Bottle

Artist/Maker
Albright/Loy Pottery __Workshop of
Place Made
Alamance County North Carolina United States of America
Date Made
1795-1820
Medium
earthenware –lead-glazed
Dimensions
HOA: 6″
Accession Number
5760
Description
Wheel thrown and made of earthenware clay, a tapered foot, a bulbous middle and a tall narrow neck with a shaped rim. The bottle’s exterior was coated in a dark manganese slip before the red, yellow, and green slip trailing was applied to the surface. Beneath the lead glaze, the white slip appears cream or yellow. A lead glaze was made up primarily of a lead oxide, most often red lead, that was ground, mixed with a clay so that the mixture would adhere to the pottery, and made liquid with water. Earthenware is a porous material and must have an applied glaze in order to hold liquids.

Most of the surviving examples of North Carolina slipware are associated with Germanic craftsmen who worked in and around the St. Asaph’s district of Orange County (now southern Alamance County). The forms and motifs introduced by the first potters who settled in that area coalesced in southwestern Germany, arriving with immigrant craftsmen who initially settled in Berks County, Pennsylvania, and persisted in North Carolina from the middle of the eighteenth century to the middle of the nineteenth century. Slipware from the St. Asaph’s tradition differs significantly from that associated with the Moravians. Whereas the Moravians had a naturalistic vocabulary with theological underpinnings and appear to have limited their trailing to dishes and plates, the St. Asaph’s potters used a wide range of motifs— stylized crosses and plant forms, fylfots, imbricated triangles, and other geometric designs—on both flat and hollow ware forms. Surviving examples of slip-decorated hollow ware include pitchers, tankards, bottles, flasks, barrels, bowls, and distinctive covered vessels referred to during the period as “sugar pots.” The St. Asaph’s potters used dark brown and black grounds to a much greater extent than other American earthenware potters. (Art in Clay Gallery Guide) Ceramic fragments recovered at the site of Jacob Albright Jr.’s pottery document the production of earthenware with dark brown and black grounds and polychrome slip decoration. The decorative vocabulary of his pottery included marbleizing—a technique rare in southern slipware— as well as trailing in both abstract and naturalistic styles. Most of the fragments are from dishes, but bases from three mugs or tankards with polychrome banding indicate that Albright’s pottery also made decorated hollow ware.
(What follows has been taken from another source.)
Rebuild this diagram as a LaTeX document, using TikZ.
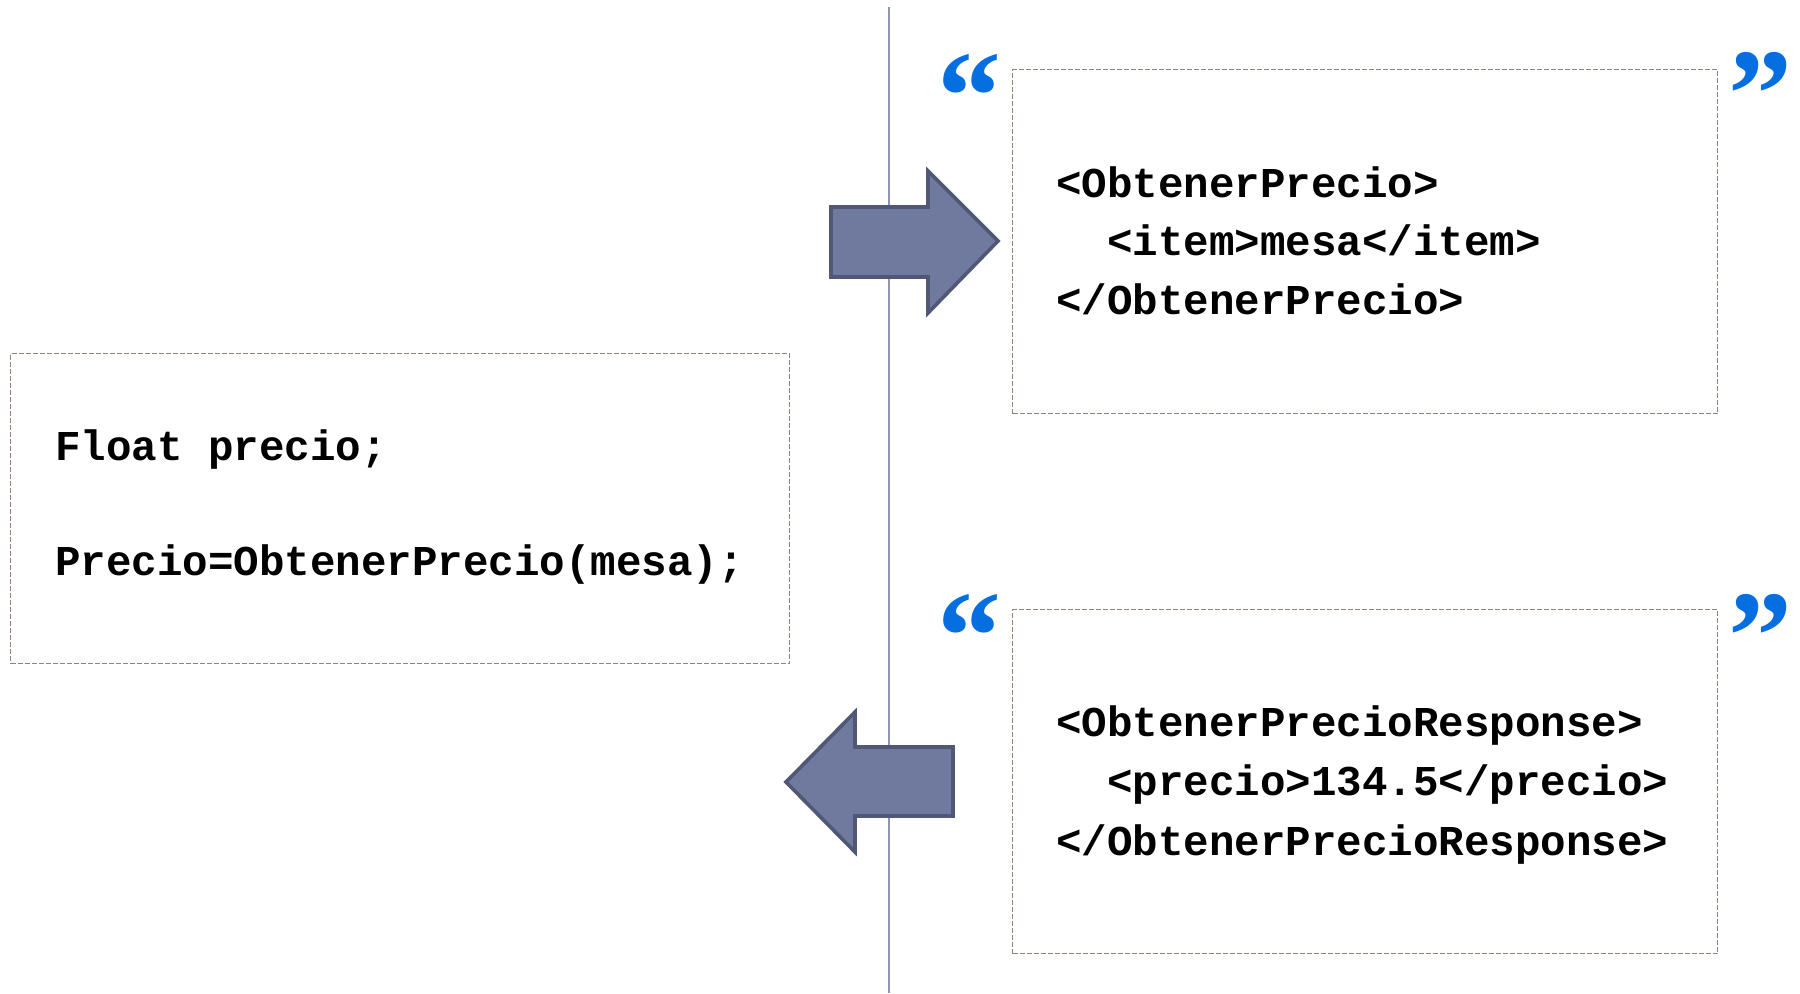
\documentclass[tikz,border=0pt]{standalone}
\usepackage{fontspec}
\newfontfamily\codefont{Liberation Mono}
\newfontfamily\quotefont{Liberation Serif}
\definecolor{arrowfill}{RGB}{111,122,158}
\definecolor{arrowline}{RGB}{80,88,117}
\definecolor{vline}{RGB}{140,148,180}
\definecolor{boxline}{RGB}{150,128,122}
\definecolor{quoteblue}{RGB}{5,110,225}
\tikzset{
  codebox/.style={draw=boxline, line width=0.7pt, dash pattern=on 2.5pt off 1pt, inner sep=0pt, anchor=north west},
  codeline/.style={anchor=base west, inner sep=0pt, font=\codefont\bfseries\fontsize{21.25}{25}\selectfont},
  quotemark/.style={anchor=north, inner sep=0pt, text=quoteblue, font=\quotefont\bfseries\fontsize{64}{64}\selectfont},
  bigarrow/.style={fill=arrowfill, draw=arrowline, line width=1.8pt, line join=miter},
}
\begin{document}
\begin{tikzpicture}[x=0.5pt,y=-0.5pt]
\useasboundingbox (0,0) rectangle (1800,993);
% vertical divider
\coordinate (vtop) at (889,7);
\coordinate (vbot) at (889,993);
\draw[vline, line width=1.1pt] (vtop) -- (vbot);
% boxes
\node[codebox, minimum width=389.5pt, minimum height=155pt] (left) at (10,353) {};
\node[codebox, minimum width=352.5pt, minimum height=172pt] (req) at (1012,69) {};
\node[codebox, minimum width=352.5pt, minimum height=172pt] (resp) at (1012,609) {};
% left code
\node[codeline] (l1) at (55,460) {Float precio;};
\node[codeline] (l2) at (55,575) {Precio=ObtenerPrecio(mesa);};
% request
\node[codeline] (r1) at (1056,197) {<ObtenerPrecio>};
\node[codeline] (r2) at (1107,255) {<item>mesa</item>};
\node[codeline] (r3) at (1056,314) {</ObtenerPrecio>};
% response
\node[codeline] (s1) at (1056,736) {<ObtenerPrecioResponse>};
\node[codeline] (s2) at (1107,795) {<precio>134.5</precio>};
\node[codeline] (s3) at (1056,855) {</ObtenerPrecioResponse>};
% quotes
\node[quotemark] (q1o) at (969,54) {“};
\node[quotemark] (q1c) at (1760,52) {”};
\node[quotemark] (q2o) at (969,594) {“};
\node[quotemark] (q2c) at (1760,594) {”};
% arrows
\draw[bigarrow] (831,207) -- (928,207) -- (928,171) -- (998,241) -- (928,313) -- (928,277) -- (831,277) -- cycle;
\draw[bigarrow] (953,747) -- (855,747) -- (855,712) -- (786,782) -- (855,852) -- (855,816) -- (953,816) -- cycle;
\end{tikzpicture}
\end{document}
At least seven members of the Loy family were potters. The American patriarch of that line was Martin Loy, who was born in Hessen, Germany, immigrated to Berks County, Pennsylvania in 1741 and settled in Alamance County between 1755 and 1765. Generations of his family have maintained that the Loys were Huguenots, who escaped France after the revocation of the Edict of Nantes in 1685, and sought refuge in Germany. The Loys intermarried with other families who moved from Berks County to Alamance County, most notably the Albrights, who were originally of Swiss extraction. Martin’s grandson Henry married Sophia Albright, daughter of pottery owner Jacob Albright Jr. Much of the earthenware from the St. Asaph’s tradition appears to have centered on those allied families. (Art in Clay Gallery Guide) The designation “potter” appears next to Albright’s name in the 1800 tax list for the St. Asaph’s district. He apparently employed his son-in-law, Henry Loy in his pottery. The Albrights were prominent landowners in Alamance County. “An Inventory and an Account of Sales of the Estate of Jacob Albright Decd,” dated March 24, 1825 listed two potter’s wheels, a glaze mill, a clay mill, a grindstone, a pipe mold, and a stove mold. That amount of equipment would have been sufficient for a modest workforce. In 1780, the pottery in Salem had three wheels, a glaze mill, and a variety of pipe, plate, and tile molds and at least five workmen. (Art in Clay Gallery Guide)

Beckerdite, Luke, Johanna Brown, and Linda Carnes-McNaughton. “Slipware from the St. Asaph’s Tradition.” CERAMICS IN AMERICA (2010): 14-65.